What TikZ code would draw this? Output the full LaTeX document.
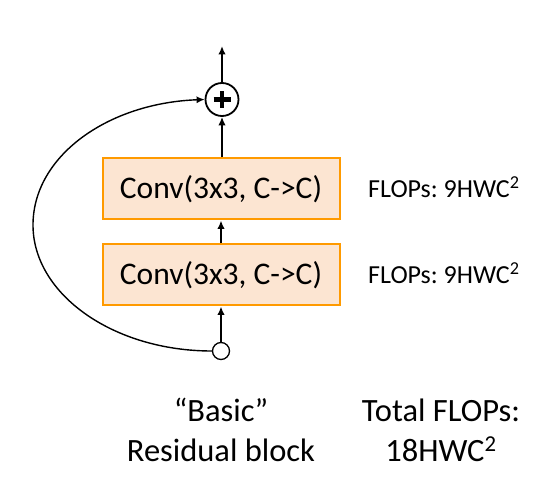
\documentclass[tikz,border=0pt]{standalone}
\usepackage{fontspec}
\setmainfont{Carlito}
\usetikzlibrary{arrows.meta}
\definecolor{boxfill}{HTML}{FCE5D2}
\definecolor{boxline}{HTML}{FF9A00}
\frenchspacing
\tikzset{
  convbox/.style={draw=boxline, fill=boxfill, line width=2pt, minimum width=237pt, minimum height=61pt, inner sep=0pt, font=\fontsize{31.5}{36}\selectfont},
  flow/.style={line width=2pt, -{Latex[length=8.5pt,width=7.5pt]}},
  skip/.style={line width=1.4pt, -{Latex[length=8pt,width=7pt]}},
  flops/.style={anchor=base west, inner sep=0pt, font=\fontsize{26}{31}\selectfont},
  caption/.style={anchor=base, inner sep=0pt, font=\fontsize{32.5}{39}\selectfont},
  addnode/.style={circle, draw, line width=1.8pt, minimum size=33pt, inner sep=0pt, fill=white,
    path picture={\draw[line width=4.5pt] ([xshift=-8.5pt]path picture bounding box.center) -- ([xshift=8.5pt]path picture bounding box.center);
                  \draw[line width=4.5pt] ([yshift=-8.5pt]path picture bounding box.center) -- ([yshift=8.5pt]path picture bounding box.center);}},
  innode/.style={circle, draw, line width=1.3pt, minimum size=17pt, inner sep=0pt, fill=white}
}
\begin{document}
\begin{tikzpicture}[x=1pt,y=-1pt]
\useasboundingbox (0,0) rectangle (539,497);
\node[addnode] (plus) at (222,99.5) {};
\node[convbox] (conv1) at (221,189) {Conv(3x3, C->C)};
\node[convbox] (conv2) at (221,275) {Conv(3x3, C->C)};
\node[innode] (in) at (221,351) {};
\coordinate (out) at (222,46);
\coordinate (far) at (33,225);
\draw[flow] (in.north) -- (conv2.south);
\draw[flow] (conv2.north) -- (conv1.south);
\draw[flow] (conv1.north -| plus) -- (plus.south);
\draw[flow] (plus.north) -- (out);
\draw[skip] (in.west) .. controls (113,351) and (33,294) .. (far)
                      .. controls (33,156) and (108,103) .. (plus.west);
\node[flops] (f1) at (368,197.3) {FLOPs: 9HWC\textsuperscript{2}};
\node[flops] (f2) at (368,283.3) {FLOPs: 9HWC\textsuperscript{2}};
\node[caption] (c1) at (221,421.7) {“Basic”};
\node[caption] (c2) at (221,461) {Residual block};
\node[caption] (t1) at (441,421.7) {Total FLOPs:};
\node[caption] (t2) at (441,461) {18HWC\textsuperscript{2}};
\end{tikzpicture}
\end{document}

§ Stated goal
From the data above, write out everything exactly except the pictures.

§ Problem solution
What TikZ code would draw this? Output the full LaTeX document.
\documentclass[tikz,border=0pt]{standalone}
\usepackage{fontspec}
\setmainfont{Carlito}
\usetikzlibrary{arrows.meta}
\definecolor{boxfill}{HTML}{FCE5D2}
\definecolor{boxline}{HTML}{FF9A00}
\frenchspacing
\tikzset{
  convbox/.style={draw=boxline, fill=boxfill, line width=2pt, minimum width=237pt, minimum height=61pt, inner sep=0pt, font=\fontsize{31.5}{36}\selectfont},
  flow/.style={line width=2pt, -{Latex[length=8.5pt,width=7.5pt]}},
  skip/.style={line width=1.4pt, -{Latex[length=8pt,width=7pt]}},
  flops/.style={anchor=base west, inner sep=0pt, font=\fontsize{26}{31}\selectfont},
  caption/.style={anchor=base, inner sep=0pt, font=\fontsize{32.5}{39}\selectfont},
  addnode/.style={circle, draw, line width=1.8pt, minimum size=33pt, inner sep=0pt, fill=white,
    path picture={\draw[line width=4.5pt] ([xshift=-8.5pt]path picture bounding box.center) -- ([xshift=8.5pt]path picture bounding box.center);
                  \draw[line width=4.5pt] ([yshift=-8.5pt]path picture bounding box.center) -- ([yshift=8.5pt]path picture bounding box.center);}},
  innode/.style={circle, draw, line width=1.3pt, minimum size=17pt, inner sep=0pt, fill=white}
}
\begin{document}
\begin{tikzpicture}[x=1pt,y=-1pt]
\useasboundingbox (0,0) rectangle (539,497);
\node[addnode] (plus) at (222,99.5) {};
\node[convbox] (conv1) at (221,189) {Conv(3x3, C->C)};
\node[convbox] (conv2) at (221,275) {Conv(3x3, C->C)};
\node[innode] (in) at (221,351) {};
\coordinate (out) at (222,46);
\coordinate (far) at (33,225);
\draw[flow] (in.north) -- (conv2.south);
\draw[flow] (conv2.north) -- (conv1.south);
\draw[flow] (conv1.north -| plus) -- (plus.south);
\draw[flow] (plus.north) -- (out);
\draw[skip] (in.west) .. controls (113,351) and (33,294) .. (far)
                      .. controls (33,156) and (108,103) .. (plus.west);
\node[flops] (f1) at (368,197.3) {FLOPs: 9HWC\textsuperscript{2}};
\node[flops] (f2) at (368,283.3) {FLOPs: 9HWC\textsuperscript{2}};
\node[caption] (c1) at (221,421.7) {“Basic”};
\node[caption] (c2) at (221,461) {Residual block};
\node[caption] (t1) at (441,421.7) {Total FLOPs:};
\node[caption] (t2) at (441,461) {18HWC\textsuperscript{2}};
\end{tikzpicture}
\end{document}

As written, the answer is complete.